Yes. And it’s a pity that he’s such a clueless comment hog repeatedly engaging in flagrant attempts to drown out everyone else with his sheer volume of words. One wonders what actual conversation with him must be like. One shudders and is glad to be spared that experience.
random.
One wonders what his life is like, and shudders.
Art. Vanderleun is actually concerned for you, his tone notwithstanding.
I am pretty sure this will make no difference, but I will try.
“interconnected” Remember six degrees of separation?
One way or another, most things are connected, if you look hard enough. But most things are connected to a lot of other things, one way or another, and the connections differ in their strength and relevance to a particular question.
To presume, or at least to try to convince others, that there is only one connection between Fact A and Fact G, is nonsense.
Give you an example: I had a great uncle who was president of Uncas Merchants Bank in Norwich, CT. In the manner of banks, UMB may have owned stock in other banks which owned stock in still other banks which owned stock in firms which owned stock in yet other banks. If you follow it far enough, you almost certainly will find a connection to Kruppenwerk. You think that’s ominous???? Top this. When my father was at Ft. Benning in Infantry OCS in 1944, the FBI came to see him. Apparently the town in upstate NY where he said–CLAIMED–his father had been born did not exist. Upstate NY not being a hotbed of growth, economic or otherwise, the town had gone out of business and the records were with the county. That’s what they want you to think.

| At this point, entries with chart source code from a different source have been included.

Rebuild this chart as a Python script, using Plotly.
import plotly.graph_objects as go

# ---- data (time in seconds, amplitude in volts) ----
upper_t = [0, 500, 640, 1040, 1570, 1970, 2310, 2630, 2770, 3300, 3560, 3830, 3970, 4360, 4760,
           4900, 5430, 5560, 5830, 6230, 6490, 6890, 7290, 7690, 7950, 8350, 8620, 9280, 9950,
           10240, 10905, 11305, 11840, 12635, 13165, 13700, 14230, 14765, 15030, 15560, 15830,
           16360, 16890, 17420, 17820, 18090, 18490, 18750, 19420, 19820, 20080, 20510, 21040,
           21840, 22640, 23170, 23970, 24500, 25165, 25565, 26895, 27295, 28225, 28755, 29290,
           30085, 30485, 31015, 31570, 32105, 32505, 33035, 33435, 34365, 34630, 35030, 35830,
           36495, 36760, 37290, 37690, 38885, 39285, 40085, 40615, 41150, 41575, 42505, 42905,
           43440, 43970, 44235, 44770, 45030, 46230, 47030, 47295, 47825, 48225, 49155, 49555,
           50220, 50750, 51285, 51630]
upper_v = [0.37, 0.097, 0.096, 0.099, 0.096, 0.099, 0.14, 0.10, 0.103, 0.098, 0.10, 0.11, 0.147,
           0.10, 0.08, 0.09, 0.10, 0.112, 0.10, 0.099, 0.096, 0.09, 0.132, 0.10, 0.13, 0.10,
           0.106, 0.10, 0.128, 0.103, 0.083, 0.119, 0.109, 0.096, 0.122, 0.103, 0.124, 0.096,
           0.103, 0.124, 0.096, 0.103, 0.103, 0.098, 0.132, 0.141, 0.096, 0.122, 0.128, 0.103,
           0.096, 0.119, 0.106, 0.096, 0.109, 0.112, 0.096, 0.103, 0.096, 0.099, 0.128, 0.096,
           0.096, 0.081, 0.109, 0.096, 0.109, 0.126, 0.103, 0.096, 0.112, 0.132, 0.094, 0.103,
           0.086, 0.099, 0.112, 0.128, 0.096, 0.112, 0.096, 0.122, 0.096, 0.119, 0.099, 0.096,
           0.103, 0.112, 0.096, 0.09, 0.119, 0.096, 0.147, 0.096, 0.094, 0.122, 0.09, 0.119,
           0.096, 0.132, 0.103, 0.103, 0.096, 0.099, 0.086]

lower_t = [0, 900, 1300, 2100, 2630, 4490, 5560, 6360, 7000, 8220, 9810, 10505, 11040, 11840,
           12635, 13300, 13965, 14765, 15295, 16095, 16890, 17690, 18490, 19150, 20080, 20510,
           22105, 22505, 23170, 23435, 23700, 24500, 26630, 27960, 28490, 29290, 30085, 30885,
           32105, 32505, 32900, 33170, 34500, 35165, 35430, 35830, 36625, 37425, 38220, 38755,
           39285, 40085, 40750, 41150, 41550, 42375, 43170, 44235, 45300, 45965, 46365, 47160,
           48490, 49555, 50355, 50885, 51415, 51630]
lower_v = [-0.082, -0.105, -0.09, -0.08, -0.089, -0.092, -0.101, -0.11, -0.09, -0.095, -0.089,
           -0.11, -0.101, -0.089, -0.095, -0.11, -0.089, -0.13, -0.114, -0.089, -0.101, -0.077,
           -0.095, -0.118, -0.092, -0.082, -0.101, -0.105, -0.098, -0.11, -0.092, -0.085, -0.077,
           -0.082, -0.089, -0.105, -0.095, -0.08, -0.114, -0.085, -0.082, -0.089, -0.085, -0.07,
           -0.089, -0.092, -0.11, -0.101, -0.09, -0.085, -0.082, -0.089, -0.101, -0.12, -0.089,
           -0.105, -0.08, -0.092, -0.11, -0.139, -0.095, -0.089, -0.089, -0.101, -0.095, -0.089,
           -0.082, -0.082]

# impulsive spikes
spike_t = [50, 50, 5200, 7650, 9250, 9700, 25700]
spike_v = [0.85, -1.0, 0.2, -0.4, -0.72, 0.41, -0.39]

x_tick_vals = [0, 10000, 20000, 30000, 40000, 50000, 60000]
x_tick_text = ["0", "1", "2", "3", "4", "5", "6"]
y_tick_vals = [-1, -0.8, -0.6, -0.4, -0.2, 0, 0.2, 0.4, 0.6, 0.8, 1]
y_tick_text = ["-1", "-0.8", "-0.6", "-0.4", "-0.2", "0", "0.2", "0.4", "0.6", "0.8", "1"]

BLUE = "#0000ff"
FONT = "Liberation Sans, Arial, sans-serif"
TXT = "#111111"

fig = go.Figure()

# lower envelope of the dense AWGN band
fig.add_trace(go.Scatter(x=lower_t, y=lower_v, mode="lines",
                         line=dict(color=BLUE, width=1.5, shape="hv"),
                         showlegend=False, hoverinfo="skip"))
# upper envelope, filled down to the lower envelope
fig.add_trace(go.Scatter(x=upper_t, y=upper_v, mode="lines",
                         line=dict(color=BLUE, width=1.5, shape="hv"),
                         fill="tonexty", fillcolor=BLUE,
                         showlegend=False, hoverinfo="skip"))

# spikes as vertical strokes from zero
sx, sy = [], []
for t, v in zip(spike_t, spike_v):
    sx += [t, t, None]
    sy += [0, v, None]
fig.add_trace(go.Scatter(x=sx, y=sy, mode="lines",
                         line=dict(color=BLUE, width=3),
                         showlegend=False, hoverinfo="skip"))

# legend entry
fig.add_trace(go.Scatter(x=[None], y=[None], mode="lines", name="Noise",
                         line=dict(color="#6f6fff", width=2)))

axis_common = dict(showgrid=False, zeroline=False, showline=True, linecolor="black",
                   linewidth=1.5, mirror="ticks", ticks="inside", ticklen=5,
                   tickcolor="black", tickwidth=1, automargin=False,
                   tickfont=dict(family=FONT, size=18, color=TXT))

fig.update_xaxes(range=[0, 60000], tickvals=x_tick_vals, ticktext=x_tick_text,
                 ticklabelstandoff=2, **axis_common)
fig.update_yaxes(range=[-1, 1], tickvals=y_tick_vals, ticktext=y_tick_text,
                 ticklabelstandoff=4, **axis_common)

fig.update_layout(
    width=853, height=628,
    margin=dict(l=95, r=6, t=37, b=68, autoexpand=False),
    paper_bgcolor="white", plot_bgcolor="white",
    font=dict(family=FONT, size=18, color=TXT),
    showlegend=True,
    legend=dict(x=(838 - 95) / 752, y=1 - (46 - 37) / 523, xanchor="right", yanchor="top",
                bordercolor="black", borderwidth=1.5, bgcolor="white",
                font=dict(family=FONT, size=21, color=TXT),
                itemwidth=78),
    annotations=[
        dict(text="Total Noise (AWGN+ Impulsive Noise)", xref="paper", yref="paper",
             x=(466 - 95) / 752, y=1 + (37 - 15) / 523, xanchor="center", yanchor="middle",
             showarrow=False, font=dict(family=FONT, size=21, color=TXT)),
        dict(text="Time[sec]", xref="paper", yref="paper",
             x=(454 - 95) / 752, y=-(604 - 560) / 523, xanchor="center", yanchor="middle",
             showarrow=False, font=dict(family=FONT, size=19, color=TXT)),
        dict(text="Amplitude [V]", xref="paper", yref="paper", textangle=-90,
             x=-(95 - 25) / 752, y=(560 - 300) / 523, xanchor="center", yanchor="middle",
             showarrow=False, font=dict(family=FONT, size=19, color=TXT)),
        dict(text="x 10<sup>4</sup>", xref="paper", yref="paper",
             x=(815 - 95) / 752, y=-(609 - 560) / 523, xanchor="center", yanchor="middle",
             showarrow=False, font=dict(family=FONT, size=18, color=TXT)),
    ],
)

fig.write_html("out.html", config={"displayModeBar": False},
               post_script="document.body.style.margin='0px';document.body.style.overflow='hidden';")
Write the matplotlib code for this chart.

Absolute proof the Aubreys were a German plant. Cagey bastards got a sergeant with Wolfe’s army to demob in Canada after the Plains of Abraham and wait for orders.
Art. I’m trying to be facetious here, but I’m making more sense than you are.
Neo,
I fully agree on Bugliosi. I haven’t read his book on the Kennedy assassination, but I’ve seen him interviewed on C-SPAN or Booknotes a couple of times. (Still available, I believe.) He’s compelling. Helter Skelter, which I read one afternoon sitting down on the aisle of my college bookstore, is also a great read.
Very interesting article!
There are a lot of theories out there on the JFK assassination. I tried to list them all in my book “The JFK Assassination Theories” and reached 67!
The book is now available on the Kindle for those interested: http://amzn.to/qFTkyH
And right on cue, an assassination conspiracist spammer in the comment above.